I admit it. Google's Sitewiki and Facebook's new search features scare me. If they become fully realized, I'll be busier than a one-armed paper hanger in a, well - I'll be busy. And yet, that work is far off enough that it doesn't feel that pressing. Surely we'll have time to catch up? No. If you fall behind in the next two years, it's going to be very difficult to catch up, because internal alignment with social media is the new holy grail, and that always takes time.

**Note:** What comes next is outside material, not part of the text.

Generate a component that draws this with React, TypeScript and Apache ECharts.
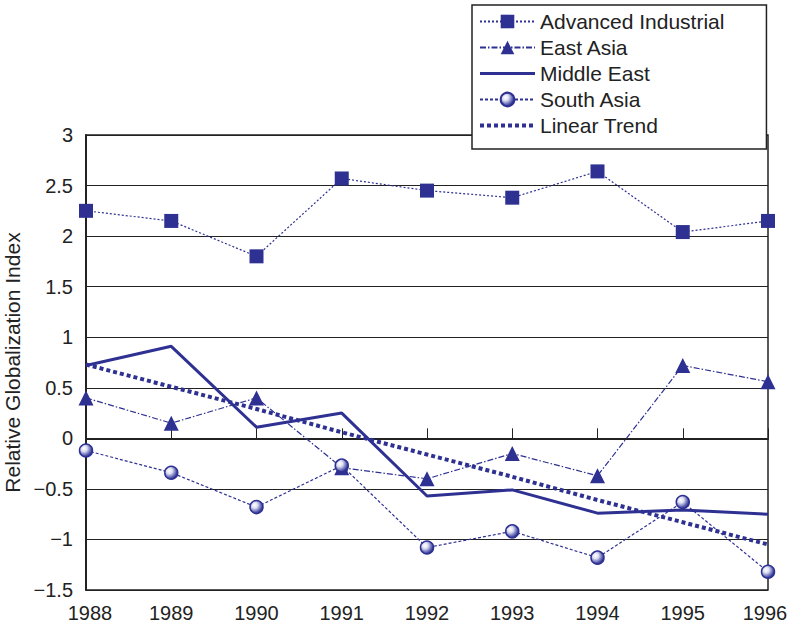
import React, { useEffect, useRef } from "react";
import * as echarts from "echarts";

const years = ["1988", "1989", "1990", "1991", "1992", "1993", "1994", "1995", "1996"];
const advancedIndustrial = [2.25, 2.15, 1.8, 2.57, 2.45, 2.38, 2.64, 2.04, 2.15];
const eastAsia = [0.4, 0.15, 0.4, -0.29, -0.4, -0.15, -0.37, 0.72, 0.56];
const middleEast = [0.72, 0.91, 0.11, 0.25, -0.57, -0.51, -0.74, -0.71, -0.75];
const southAsia = [-0.12, -0.34, -0.68, -0.27, -1.08, -0.92, -1.18, -0.63, -1.32];
const linearTrend = [0.73, 0.51, 0.29, 0.06, -0.16, -0.38, -0.61, -0.83, -1.05];

const NAVY = "#2e3192";
const FONT = "'Liberation Sans', Arial, Helvetica, sans-serif";
const FS = 21;
const AXFS = 20;

export default function App() {
  const ref = useRef<HTMLDivElement>(null);
  useEffect(() => {
    if (!ref.current) return;
    const chart = echarts.init(ref.current, undefined, { renderer: "svg" });
    const sphere = new echarts.graphic.RadialGradient(0.35, 0.35, 0.65, [
      { offset: 0, color: "#ffffff" },
      { offset: 0.35, color: "#dfe0f2" },
      { offset: 0.75, color: "#6a6fb8" },
      { offset: 1, color: NAVY },
    ]);
    const xData = years.map((y, i) => {
      if (i === 0) return { value: y, textStyle: { padding: [0, 0, 0, 8] } };
      if (i === years.length - 1) return { value: y, textStyle: { padding: [0, 6, 0, 0] } };
      return y;
    });
    chart.setOption({
      animation: false,
      textStyle: { fontFamily: FONT },
      grid: {
        left: 86,
        right: 21,
        top: 135,
        bottom: 35,
        containLabel: false,
        outerBoundsMode: "none",
        show: true,
        borderColor: "#222",
        borderWidth: 1.5,
        backgroundColor: "transparent",
      },
      legend: {
        left: 472,
        top: 5,
        orient: "vertical",
        backgroundColor: "#fff",
        borderColor: "#222",
        borderWidth: 1.5,
        padding: [6, 42, 13, 6],
        itemWidth: 55,
        itemHeight: 17,
        itemGap: 5,
        textStyle: { fontSize: FS, color: "#222", fontFamily: FONT },
        data: [
          { name: "Advanced Industrial" },
          { name: "East Asia" },
          { name: "Middle East", itemStyle: { opacity: 0 }, lineStyle: { width: 3 } },
          { name: "South Asia" },
          { name: "Linear Trend", itemStyle: { opacity: 0 }, lineStyle: { width: 4 } },
        ],
      },
      xAxis: {
        type: "category",
        data: xData,
        boundaryGap: false,
        axisLine: { lineStyle: { color: "#222", width: 2 } },
        axisTick: { inside: true, length: 10, lineStyle: { color: "#222" } },
        axisLabel: { fontSize: AXFS, color: "#222", margin: 13, fontFamily: FONT },
      },
      yAxis: {
        type: "value",
        min: -1.5,
        max: 3,
        interval: 0.5,
        name: "Relative Globalization Index",
        nameLocation: "middle",
        nameGap: 60,
        nameTextStyle: { fontSize: FS, color: "#222", fontFamily: FONT },
        axisLine: { show: true, lineStyle: { color: "#222", width: 2 } },
        axisTick: { show: false },
        splitLine: { lineStyle: { color: "#222", width: 1 } },
        axisLabel: {
          fontSize: AXFS,
          color: "#222",
          margin: 13,
          fontFamily: FONT,
          formatter: (v: number) => String(v).replace("-", "\u2212"),
        },
      },
      series: [
        {
          name: "Advanced Industrial",
          type: "line",
          data: advancedIndustrial,
          symbol: "rect",
          symbolSize: 14,
          itemStyle: { color: NAVY },
          lineStyle: { color: NAVY, width: 1.2, type: [2, 2] },
          z: 3,
        },
        {
          name: "East Asia",
          type: "line",
          data: eastAsia,
          symbol: "triangle",
          symbolSize: 15,
          itemStyle: { color: NAVY },
          lineStyle: { color: NAVY, width: 1.2, type: [6, 2, 1.5, 2] },
          z: 3,
        },
        {
          name: "Middle East",
          type: "line",
          data: middleEast,
          symbol: "none",
          itemStyle: { color: NAVY },
          lineStyle: { color: NAVY, width: 3 },
          z: 2,
        },
        {
          name: "South Asia",
          type: "line",
          data: southAsia,
          symbol: "circle",
          symbolSize: 13,
          itemStyle: { color: sphere, borderColor: NAVY, borderWidth: 1.5 },
          lineStyle: { color: NAVY, width: 1.2, type: [3, 2] },
          z: 3,
        },
        {
          name: "Linear Trend",
          type: "line",
          data: linearTrend,
          symbol: "none",
          itemStyle: { color: NAVY },
          lineStyle: { color: NAVY, width: 4, type: [4, 3] },
          z: 2,
        },
      ],
    });
    return () => chart.dispose();
  }, []);
  return <div ref={ref} style={{ width: 789, height: 625, position: "absolute", left: 0, top: 0 }} />;
}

What's funny is I've been preaching the gospel of integrated marketing, but social media headhunting is still heating up for community management and copywriting. As you can imagine, a lot of people contact me hoping to break into the social media field. I am terribly sorry, but I simply don't have time to reach out to all of you, and to be honest, there's not much I can do for you. You don't break into the field. You can create the position internally, but work as an intern or leaving your job to consult is not a good choice. Your best efforts come from inside a company. If you're taking a position, you're going to need enough authority to make decisions and make changes. Listening and responding gets real frustrating when you can't actually help the people who are responding.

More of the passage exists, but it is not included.